The Leader needs to be prepared for the unexpected. Greenleaf notes that the emerges the leader will be able to engage it. One way of preparing is via imaging what might occur. Another way of preparing involves a team that is charged with scenario planning (Greenleaf was an advocate of scenario planning). Greenleaf relates how he prepared for an emergency – over a ten year period – so that when it presented itself he was able to respond (he was not sure that this emergency would ever occur; given the circumstances, however, he did have a ‘sense’ that it might). The combination of ‘imaging’ and ‘scenario planning’ can help the leader and those led prepare for the unexpected (which, as we all know, will happen).
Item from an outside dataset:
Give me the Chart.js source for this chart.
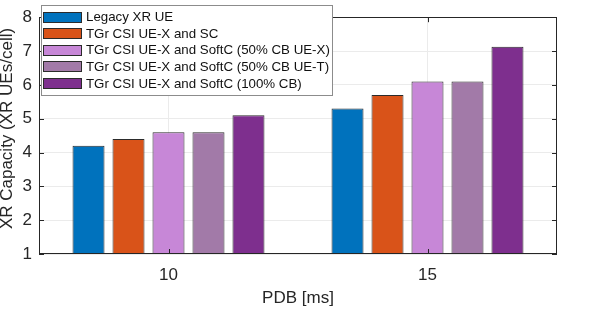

The Leader needs to be able to foresee the unforeseeable. In a number of his essays Greenleaf writes about developing ‘foresight.’ The ability to foresee the unforeseeable is partly rooted in one’s ability to ‘perceive’ and to ‘be open’ to possibilities and to be ‘awake and aware.’ One also develops one’s intuitive ability/capacity. How many folks truly develop their intuitive ability and enhance their intuitive capacity? How many trust their intuition? The ability to foresee can also be enhanced by imaging and by scenario planning. As Greenleaf notes there is always a gap between what we can see, what we can know, and what is unforeseen. This gap can be ‘filled’ by an ‘intuitive leap’ (a ‘leap of faith’).
Of the three, this last one presents the most challenge for the leader; especially for the leader who is a strong when it comes to operations and is not as strong when it comes to conceptualization. As I reflect upon it, the person who able to conceptualize is more likely to develop these three capacities. People whose strength is ‘operations,’ and who are leaders, will do well to ensure that they surround themselves with folks whose strength is conceptual – and that they learn to utilize and trust their conceptual strength.